» Stated exercise:
Extract the lines from the start through the line that holds "-0.84, -0.87, -1.02, -1.17, -1.33]", both included, omitting all images.

» Given material:
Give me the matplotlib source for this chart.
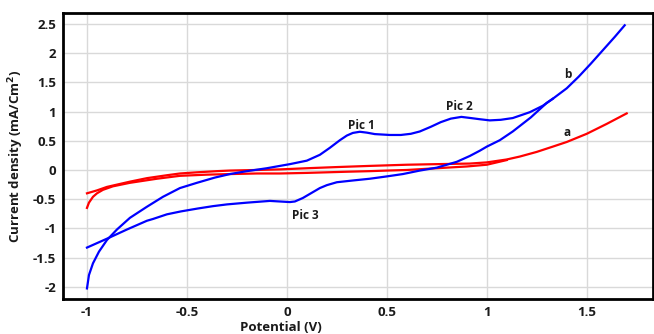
import numpy as np
import matplotlib.pyplot as plt

# Courbe b (bleue) - balayage aller
b_up_x = [-1.00, -0.99, -0.97, -0.94, -0.90, -0.85, -0.785, -0.70, -0.62, -0.535,
          -0.45, -0.36, -0.285, -0.20, -0.10, -0.035, 0.015, 0.10, 0.165, 0.215,
          0.265, 0.30, 0.33, 0.365, 0.40, 0.44, 0.515, 0.57, 0.62, 0.665,
          0.72, 0.77, 0.82, 0.873, 0.92, 0.965, 1.015, 1.07, 1.13, 1.215,
          1.28, 1.33, 1.40, 1.46, 1.52, 1.58, 1.64, 1.69]
b_up_y = [-2.03, -1.80, -1.60, -1.40, -1.20, -1.02, -0.82, -0.63, -0.46, -0.31,
          -0.22, -0.13, -0.07, -0.02, 0.03, 0.07, 0.10, 0.16, 0.26, 0.38,
          0.51, 0.59, 0.635, 0.655, 0.64, 0.615, 0.60, 0.60, 0.62, 0.66,
          0.74, 0.82, 0.88, 0.91, 0.89, 0.87, 0.85, 0.86, 0.89, 0.99,
          1.10, 1.22, 1.40, 1.60, 1.82, 2.05, 2.28, 2.48]

# Courbe b - balayage retour
b_down_x = [1.33, 1.30, 1.22, 1.13, 1.065, 1.00, 0.965, 0.915, 0.85, 0.75,
            0.665, 0.58, 0.50, 0.415, 0.33, 0.25, 0.20, 0.165, 0.12, 0.08,
            0.04, 0.015, -0.035, -0.085, -0.20, -0.30, -0.37, -0.445, -0.53, -0.60,
            -0.67, -0.70, -0.80, -0.895, -1.00]
b_down_y = [1.22, 1.15, 0.90, 0.66, 0.51, 0.40, 0.33, 0.24, 0.14, 0.04,
            -0.01, -0.07, -0.11, -0.15, -0.18, -0.21, -0.26, -0.31, -0.40, -0.48,
            -0.54, -0.55, -0.54, -0.53, -0.56, -0.59, -0.62, -0.66, -0.71, -0.76,
            -0.84, -0.87, -1.02, -1.17, -1.33]

# Courbe a (rouge)
a_up_x = [-1.00, -0.95, -0.90, -0.785, -0.70, -0.60, -0.535, -0.45, -0.35, -0.285,
          -0.15, -0.035, 0.10, 0.25, 0.415, 0.60, 0.75, 0.915, 1.00, 1.10,
          1.165, 1.25, 1.33, 1.40, 1.50, 1.60, 1.70]
a_up_y = [-0.40, -0.35, -0.29, -0.20, -0.14, -0.09, -0.06, -0.04, -0.02, -0.01,
          0.00, 0.01, 0.03, 0.05, 0.07, 0.09, 0.10, 0.11, 0.13, 0.18,
          0.23, 0.31, 0.40, 0.48, 0.62, 0.79, 0.97]

a_down_x = [1.10, 1.00, 0.90, 0.75, 0.60, 0.50, 0.415, 0.30, 0.10, -0.035,
            -0.15, -0.285, -0.40, -0.535, -0.65, -0.785, -0.87, -0.92, -0.95, -0.97,
            -0.99, -1.00]
a_down_y = [0.17, 0.09, 0.06, 0.03, 0.00, -0.01, -0.02, -0.03, -0.05, -0.06,
            -0.06, -0.07, -0.08, -0.10, -0.15, -0.22, -0.28, -0.34, -0.40, -0.46,
            -0.56, -0.65]

x_ticks = [-1, -0.5, 0, 0.5, 1, 1.5]
x_tick_labels = ['-1', '-0.5', '0', '0.5', '1', '1.5']
y_ticks = [-2, -1.5, -1, -0.5, 0, 0.5, 1, 1.5, 2, 2.5]
y_tick_labels = ['-2', '-1.5', '-1', '-0.5', '0', '0.5', '1', '1.5', '2', '2.5']

labels = ['Pic 1', 'Pic 2', 'Pic 3', 'b', 'a']
label_x = [0.375, 0.865, 0.09, 1.405, 1.40]
label_y = [0.77, 1.08, -0.78, 1.63, 0.65]


def main():
    plt.rcParams['font.family'] = ['Open Sans', 'DejaVu Sans']

    fig = plt.figure(figsize=(6.54, 3.34), dpi=100)
    ax = fig.add_axes([0.0963, 0.105, 0.9017, 0.856])

    ax.plot(a_up_x, a_up_y, color='#ff0000', lw=1.6, zorder=3)
    ax.plot(a_down_x, a_down_y, color='#ff0000', lw=1.6, zorder=3)
    ax.plot(b_up_x, b_up_y, color='#0000ff', lw=1.6, zorder=3)
    ax.plot(b_down_x, b_down_y, color='#0000ff', lw=1.6, zorder=3)

    for txt, tx, ty in zip(labels, label_x, label_y):
        ax.text(tx, ty, txt, fontsize=8.5, fontweight='bold', ha='center',
                va='center', color='#1a1a1a')

    ax.set_xlim(-1.12, 1.83)
    ax.set_ylim(-2.21, 2.69)
    ax.set_xticks(x_ticks)
    ax.set_xticklabels(x_tick_labels, fontweight='bold')
    ax.set_yticks(y_ticks)
    ax.set_yticklabels(y_tick_labels, fontweight='bold')
    ax.tick_params(length=0, labelsize=9.5, pad=5, labelcolor='#1a1a1a')
    ax.grid(True, color='#d9d9d9', lw=1)
    ax.set_axisbelow(True)

    for s in ax.spines.values():
        s.set_linewidth(2)
        s.set_color('black')

    ax.set_ylabel('Current density (mA/Cm$^\\mathbf{2}$)', fontsize=9.5,
                  fontweight='bold', labelpad=5, color='#1a1a1a')
    fig.text(0.43, 0.0, 'Potential (V)', fontsize=9.5, fontweight='bold',
             ha='center', va='bottom', color='#1a1a1a')

    fig.savefig('out.png', dpi=100)


if __name__ == "__main__":
    main()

» Expected output:
Give me the matplotlib source for this chart.
import numpy as np
import matplotlib.pyplot as plt

# Courbe b (bleue) - balayage aller
b_up_x = [-1.00, -0.99, -0.97, -0.94, -0.90, -0.85, -0.785, -0.70, -0.62, -0.535,
          -0.45, -0.36, -0.285, -0.20, -0.10, -0.035, 0.015, 0.10, 0.165, 0.215,
          0.265, 0.30, 0.33, 0.365, 0.40, 0.44, 0.515, 0.57, 0.62, 0.665,
          0.72, 0.77, 0.82, 0.873, 0.92, 0.965, 1.015, 1.07, 1.13, 1.215,
          1.28, 1.33, 1.40, 1.46, 1.52, 1.58, 1.64, 1.69]
b_up_y = [-2.03, -1.80, -1.60, -1.40, -1.20, -1.02, -0.82, -0.63, -0.46, -0.31,
          -0.22, -0.13, -0.07, -0.02, 0.03, 0.07, 0.10, 0.16, 0.26, 0.38,
          0.51, 0.59, 0.635, 0.655, 0.64, 0.615, 0.60, 0.60, 0.62, 0.66,
          0.74, 0.82, 0.88, 0.91, 0.89, 0.87, 0.85, 0.86, 0.89, 0.99,
          1.10, 1.22, 1.40, 1.60, 1.82, 2.05, 2.28, 2.48]

# Courbe b - balayage retour
b_down_x = [1.33, 1.30, 1.22, 1.13, 1.065, 1.00, 0.965, 0.915, 0.85, 0.75,
            0.665, 0.58, 0.50, 0.415, 0.33, 0.25, 0.20, 0.165, 0.12, 0.08,
            0.04, 0.015, -0.035, -0.085, -0.20, -0.30, -0.37, -0.445, -0.53, -0.60,
            -0.67, -0.70, -0.80, -0.895, -1.00]
b_down_y = [1.22, 1.15, 0.90, 0.66, 0.51, 0.40, 0.33, 0.24, 0.14, 0.04,
            -0.01, -0.07, -0.11, -0.15, -0.18, -0.21, -0.26, -0.31, -0.40, -0.48,
            -0.54, -0.55, -0.54, -0.53, -0.56, -0.59, -0.62, -0.66, -0.71, -0.76,
            -0.84, -0.87, -1.02, -1.17, -1.33]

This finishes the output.